The story of the Lackman Brewing Company starts with Herman Lackman… who for a lack of a better way to put it, was busting his butt to make his fortune after moving to the United States in 1847. He held a few different jobs, before ending up driving a beer wagon. This entry into the beer business certainly changed things, and eventually he found himself investing back in the industry.

Lackmann partnered up with J.H. Sandmann in 1855 to lease out the City Brewery and they operate there, building the business until they needed to expand.

In 1860, expand they did! The duo moved their operation to a new location at Sixth and Stone Streets. This new location had space for more than 500bbls in their beer cellar, increasing their output from somewhere around 2,000 barrels of beer in 1855 all the way up to 6,000bbls of beer in 1865.

In 1868, Lackman bought out his partner and renamed his company ‘The Herman Lackman, United States Brewery’, which continued to operate, and in fact, grow quite a bit until it was forced to close with Prohibition in 1919.

Post prohibition, the company reorganized and started plans to reopen, securing an option on four acres of land in the Riverside area of the city. These plans called for a new 50,000bbl a year facility, with the ability to quickly grow as needed. Unfortunately, upon not being able to secure a brewing permit with repeal, the plans faded.

In 1933, the Hudepohl Brewing Company purchased the old brewery and put it into operation as Plant number 2. The signature smokestack stood overlooking the city until it was finally demolished in 2019.

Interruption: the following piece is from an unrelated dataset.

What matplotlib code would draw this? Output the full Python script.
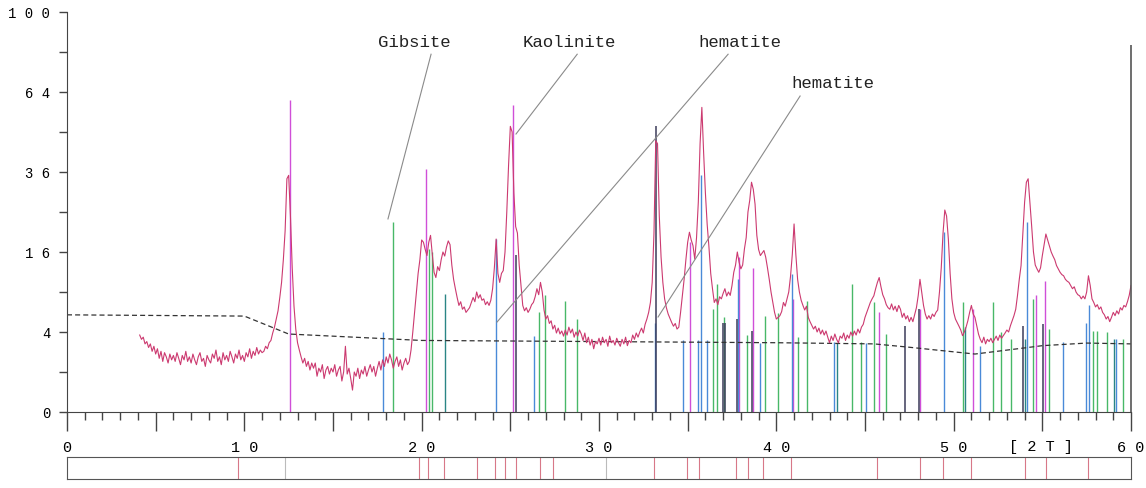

The Lackman Brewery Timeline

  • 1855 – Herman Lackman and J.H. Sandmann operate a brewery out of the former City Brewery.
  • 1860 – The brewery opens in its new location at Sixth and Stone Streets.
  • 1868 – Herman Lackman buys out Sandmann, who retires – he renames the brewery The Herman Lackman, United States Brewery.
  • 1890 – The business is incorporated, and dubbed ‘The Herman Lackman Brewing Company’.
  • 1919 – The brewery is forced to cease operations as prohibition goes into effect.
  • 1932 – The company reorganizes post-prohibition, and starts plans to reopen the brewery.
  • 1933 – The historic building was purchased and put back into operation as Hudepohl Brewing Company‘s ‘Plant #2’
  • 2019 – The building, including its historic smokestack was demolished.